There are many options for setting up a frontend flow distributor. In many cases it is beneficial to do multiple stages of flow distribution on the network and on the host.
If you are monitoring one or more 10G physical interfaces, the recommended solution is to use either a cFlow or cVu device from cPacket because they are used successfully at a number of sites. These devices will perform layer-2 load balancing by rewriting the destination Ethernet MAC address to cause each packet associated with a particular flow to have the same destination MAC. The packets can then be passed directly to a monitoring host where each worker has a BPF filter to limit its visibility to only that stream of flows, or onward to a commodity switch to split the traffic out to multiple 1G interfaces for the workers. This greatly reduces costs since workers can use relatively inexpensive 1G interfaces.
We are currently exploring the use of OpenFlow based switches to do flow-based load balancing directly on the switch, which greatly reduces frontend costs for many users. This document will be updated when we have more information.
The PF_RING software for Linux has a “clustering” feature which will do flow-based load balancing across a number of processes that are sniffing the same interface. This allows you to easily take advantage of multiple cores in a single physical host because Bro’s main event loop is single threaded and can’t natively utilize all of the cores.
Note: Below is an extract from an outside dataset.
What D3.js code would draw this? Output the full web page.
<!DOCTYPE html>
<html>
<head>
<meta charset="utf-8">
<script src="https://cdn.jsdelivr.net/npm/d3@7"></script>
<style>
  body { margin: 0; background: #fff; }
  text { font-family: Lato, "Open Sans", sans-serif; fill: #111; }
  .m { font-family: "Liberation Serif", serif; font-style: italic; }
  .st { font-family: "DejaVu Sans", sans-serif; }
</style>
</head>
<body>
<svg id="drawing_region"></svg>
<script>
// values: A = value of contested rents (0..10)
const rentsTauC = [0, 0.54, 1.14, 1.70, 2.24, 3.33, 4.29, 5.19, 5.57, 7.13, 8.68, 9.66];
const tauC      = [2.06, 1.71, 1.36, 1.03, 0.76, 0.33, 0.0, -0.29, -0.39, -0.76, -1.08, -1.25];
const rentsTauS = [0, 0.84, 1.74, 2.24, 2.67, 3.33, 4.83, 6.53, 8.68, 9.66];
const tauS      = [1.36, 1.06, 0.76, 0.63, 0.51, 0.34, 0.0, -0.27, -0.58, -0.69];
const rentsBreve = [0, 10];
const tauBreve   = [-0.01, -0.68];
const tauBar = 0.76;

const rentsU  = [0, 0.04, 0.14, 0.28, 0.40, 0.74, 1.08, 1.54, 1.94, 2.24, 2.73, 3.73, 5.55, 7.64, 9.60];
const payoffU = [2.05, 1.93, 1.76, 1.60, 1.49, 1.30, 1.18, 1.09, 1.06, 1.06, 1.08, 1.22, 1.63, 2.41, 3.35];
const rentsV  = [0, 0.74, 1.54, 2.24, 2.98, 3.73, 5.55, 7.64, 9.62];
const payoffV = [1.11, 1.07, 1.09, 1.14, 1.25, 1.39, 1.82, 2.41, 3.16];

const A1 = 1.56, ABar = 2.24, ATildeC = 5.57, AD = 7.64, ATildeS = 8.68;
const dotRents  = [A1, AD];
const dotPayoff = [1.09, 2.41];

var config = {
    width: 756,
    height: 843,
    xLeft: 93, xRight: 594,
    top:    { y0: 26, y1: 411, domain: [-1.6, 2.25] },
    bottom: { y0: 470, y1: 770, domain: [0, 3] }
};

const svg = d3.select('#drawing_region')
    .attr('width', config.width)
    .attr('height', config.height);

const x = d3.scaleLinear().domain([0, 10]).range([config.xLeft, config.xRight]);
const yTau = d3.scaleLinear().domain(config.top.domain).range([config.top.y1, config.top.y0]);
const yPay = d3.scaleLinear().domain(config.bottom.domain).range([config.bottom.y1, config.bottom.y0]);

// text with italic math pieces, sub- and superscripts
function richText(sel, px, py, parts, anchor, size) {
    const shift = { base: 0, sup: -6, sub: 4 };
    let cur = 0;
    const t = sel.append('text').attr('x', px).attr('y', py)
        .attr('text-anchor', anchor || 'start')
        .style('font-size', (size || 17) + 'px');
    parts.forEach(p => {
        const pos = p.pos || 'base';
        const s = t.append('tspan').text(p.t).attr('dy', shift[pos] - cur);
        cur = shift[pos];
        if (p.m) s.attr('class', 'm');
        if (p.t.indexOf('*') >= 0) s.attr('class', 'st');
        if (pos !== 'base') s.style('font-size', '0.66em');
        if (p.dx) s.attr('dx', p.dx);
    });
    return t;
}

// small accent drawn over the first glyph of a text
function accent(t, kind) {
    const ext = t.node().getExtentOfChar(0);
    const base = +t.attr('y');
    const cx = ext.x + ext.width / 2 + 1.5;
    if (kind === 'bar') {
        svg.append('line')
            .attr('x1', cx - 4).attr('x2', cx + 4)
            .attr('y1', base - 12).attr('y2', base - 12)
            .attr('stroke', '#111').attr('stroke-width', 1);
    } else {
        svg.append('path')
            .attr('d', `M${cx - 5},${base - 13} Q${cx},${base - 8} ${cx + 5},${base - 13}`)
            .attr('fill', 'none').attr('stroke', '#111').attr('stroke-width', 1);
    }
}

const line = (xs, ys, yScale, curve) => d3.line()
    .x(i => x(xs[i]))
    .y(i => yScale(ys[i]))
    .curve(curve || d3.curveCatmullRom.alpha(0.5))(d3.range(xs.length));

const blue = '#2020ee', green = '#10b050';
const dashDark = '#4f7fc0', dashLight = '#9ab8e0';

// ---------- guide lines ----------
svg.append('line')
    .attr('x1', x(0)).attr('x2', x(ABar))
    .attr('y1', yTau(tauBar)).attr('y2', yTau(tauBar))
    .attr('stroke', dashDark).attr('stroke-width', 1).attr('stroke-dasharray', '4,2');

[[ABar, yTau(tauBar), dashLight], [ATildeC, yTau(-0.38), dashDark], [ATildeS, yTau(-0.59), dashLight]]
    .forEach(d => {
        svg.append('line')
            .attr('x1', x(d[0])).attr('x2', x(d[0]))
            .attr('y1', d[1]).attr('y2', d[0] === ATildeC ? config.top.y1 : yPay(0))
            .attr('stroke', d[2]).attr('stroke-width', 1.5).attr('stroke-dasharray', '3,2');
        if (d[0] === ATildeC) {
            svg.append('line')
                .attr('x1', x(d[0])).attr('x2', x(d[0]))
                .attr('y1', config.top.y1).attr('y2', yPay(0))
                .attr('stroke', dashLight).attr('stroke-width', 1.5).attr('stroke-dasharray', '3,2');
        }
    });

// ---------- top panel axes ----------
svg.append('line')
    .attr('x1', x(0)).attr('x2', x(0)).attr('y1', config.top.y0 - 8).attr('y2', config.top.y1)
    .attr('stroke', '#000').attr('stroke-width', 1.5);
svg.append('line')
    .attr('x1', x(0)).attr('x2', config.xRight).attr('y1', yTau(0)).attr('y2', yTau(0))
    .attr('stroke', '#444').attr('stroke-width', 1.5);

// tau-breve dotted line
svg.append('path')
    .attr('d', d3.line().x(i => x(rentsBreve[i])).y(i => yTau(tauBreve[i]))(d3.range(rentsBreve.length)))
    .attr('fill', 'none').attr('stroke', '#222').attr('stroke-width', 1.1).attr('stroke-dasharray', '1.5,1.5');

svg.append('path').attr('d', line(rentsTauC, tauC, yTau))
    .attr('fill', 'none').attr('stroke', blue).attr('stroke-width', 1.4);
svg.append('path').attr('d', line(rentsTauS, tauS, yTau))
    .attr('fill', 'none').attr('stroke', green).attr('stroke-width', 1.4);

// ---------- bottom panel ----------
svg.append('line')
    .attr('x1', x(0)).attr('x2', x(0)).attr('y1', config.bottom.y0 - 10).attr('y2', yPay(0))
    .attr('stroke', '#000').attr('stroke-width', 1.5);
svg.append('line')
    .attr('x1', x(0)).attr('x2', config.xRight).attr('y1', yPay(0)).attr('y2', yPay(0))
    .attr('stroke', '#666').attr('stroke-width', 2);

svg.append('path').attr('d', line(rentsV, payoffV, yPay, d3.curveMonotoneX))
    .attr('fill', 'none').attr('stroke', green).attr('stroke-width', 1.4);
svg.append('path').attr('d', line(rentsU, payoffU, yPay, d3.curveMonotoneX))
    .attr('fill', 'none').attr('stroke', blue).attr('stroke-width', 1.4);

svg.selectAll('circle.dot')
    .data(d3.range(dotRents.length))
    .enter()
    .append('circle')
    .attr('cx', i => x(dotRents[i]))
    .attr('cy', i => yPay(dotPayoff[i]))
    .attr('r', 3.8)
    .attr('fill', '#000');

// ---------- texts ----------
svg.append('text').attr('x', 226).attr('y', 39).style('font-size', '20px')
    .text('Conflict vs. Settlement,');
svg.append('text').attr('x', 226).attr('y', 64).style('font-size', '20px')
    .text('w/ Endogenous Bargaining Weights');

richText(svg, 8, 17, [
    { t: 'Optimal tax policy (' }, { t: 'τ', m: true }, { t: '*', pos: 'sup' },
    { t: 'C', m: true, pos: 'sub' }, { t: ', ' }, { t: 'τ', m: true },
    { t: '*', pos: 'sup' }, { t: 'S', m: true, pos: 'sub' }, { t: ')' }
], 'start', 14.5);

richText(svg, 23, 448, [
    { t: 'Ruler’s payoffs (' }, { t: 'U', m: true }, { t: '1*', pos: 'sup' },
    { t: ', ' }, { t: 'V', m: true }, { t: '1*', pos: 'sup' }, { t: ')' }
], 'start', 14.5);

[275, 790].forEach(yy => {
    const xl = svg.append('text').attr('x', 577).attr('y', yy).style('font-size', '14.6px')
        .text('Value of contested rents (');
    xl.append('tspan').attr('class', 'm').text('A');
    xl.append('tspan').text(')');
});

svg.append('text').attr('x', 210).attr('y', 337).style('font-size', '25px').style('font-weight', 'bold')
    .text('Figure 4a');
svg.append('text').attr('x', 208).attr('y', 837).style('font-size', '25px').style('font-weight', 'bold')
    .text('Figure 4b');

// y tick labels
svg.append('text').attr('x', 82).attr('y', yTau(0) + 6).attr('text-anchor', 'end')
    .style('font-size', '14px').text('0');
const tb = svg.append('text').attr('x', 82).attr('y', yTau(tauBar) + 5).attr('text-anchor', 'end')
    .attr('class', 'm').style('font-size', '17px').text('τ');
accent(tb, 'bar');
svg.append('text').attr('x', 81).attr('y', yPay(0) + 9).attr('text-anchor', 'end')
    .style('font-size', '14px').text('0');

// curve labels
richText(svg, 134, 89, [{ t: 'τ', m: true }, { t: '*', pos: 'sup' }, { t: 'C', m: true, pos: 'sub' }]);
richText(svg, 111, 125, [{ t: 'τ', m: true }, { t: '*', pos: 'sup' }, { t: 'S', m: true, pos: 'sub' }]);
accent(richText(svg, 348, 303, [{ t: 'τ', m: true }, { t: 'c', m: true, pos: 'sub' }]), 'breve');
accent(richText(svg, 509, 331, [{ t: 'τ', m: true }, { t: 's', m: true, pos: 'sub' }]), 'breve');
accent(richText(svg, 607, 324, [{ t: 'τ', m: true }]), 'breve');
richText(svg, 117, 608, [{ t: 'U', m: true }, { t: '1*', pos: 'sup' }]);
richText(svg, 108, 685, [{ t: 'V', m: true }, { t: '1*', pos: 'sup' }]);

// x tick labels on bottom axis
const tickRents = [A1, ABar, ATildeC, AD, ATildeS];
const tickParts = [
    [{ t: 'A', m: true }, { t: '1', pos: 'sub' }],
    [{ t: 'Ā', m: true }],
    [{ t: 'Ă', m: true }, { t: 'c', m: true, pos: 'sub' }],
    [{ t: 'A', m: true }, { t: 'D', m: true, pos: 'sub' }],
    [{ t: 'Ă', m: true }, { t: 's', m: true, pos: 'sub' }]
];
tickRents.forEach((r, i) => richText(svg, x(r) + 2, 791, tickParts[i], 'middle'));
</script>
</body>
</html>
If you want to use PF_RING, see the documentation on how to configure Bro with PF_RING.
FreeBSD has an in-progress project named Netmap which will enable flow-based load balancing as well. When it becomes viable for real world use, this document will be updated.
Click! can be used for flow based load balancing with a simple configuration. This solution is not recommended on Linux due to Bro’s PF_RING support and only as a last resort on other operating systems since it causes a lot of overhead due to context switching back and forth between kernel and userland several times per packet.